Sunday was a day of ever-increasing dread for friends and family of Dieter Kowalski, a 40-year-old Denver resident who was killed in the attack.

Mr. Kowalski was a senior leader of technical services for Pearson, an educational media company. He was on a business trip to Sri Lanka, where he worked with several engineering teams, according to his LinkedIn profile. It was his second visit to the country in three years, and he was planning to work alongside colleagues with whom he had become friends, said his mother, Inge Kowalski, who lives in Milwaukee.

“He was really happy to go there,” she said. “He was looking forward to the food.”

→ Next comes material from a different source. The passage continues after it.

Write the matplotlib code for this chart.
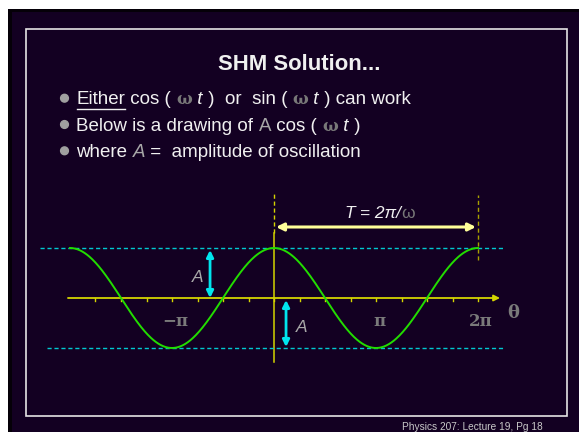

Arriving in Sri Lanka on a flight that landed several hours late, Mr. Kowalski checked into his hotel, the Cinnamon Grand in Colombo, around 5 a.m., she said.

After the bombs went off, “it was a nightmare,” she said, describing a panicked effort to find him that was reflected in the string of fearful comments beneath his last, cheerful Facebook post. “We spent the whole day yesterday looking for him.”

His family and friends hoped that he had been sleeping, rather than in line at breakfast, when the bomb went off, but no one in the United States or Sri Lanka could track him down.

They discovered that the police had his cellphone, Ms. Kowalski said, and had little luck contacting hospitals. Finally, around 10 p.m., the United States Embassy called with the news they feared most.

Mr. Kowalski went to college at the University of Wisconsin-Madison but moved to Denver over a decade ago, “for the skiing.” His mother said he was single and close to his family — Ms. Kowalski said she had just spent 10 days skiing with him in Colorado, and they had recently bought tickets for a family trip to Majorca, Spain.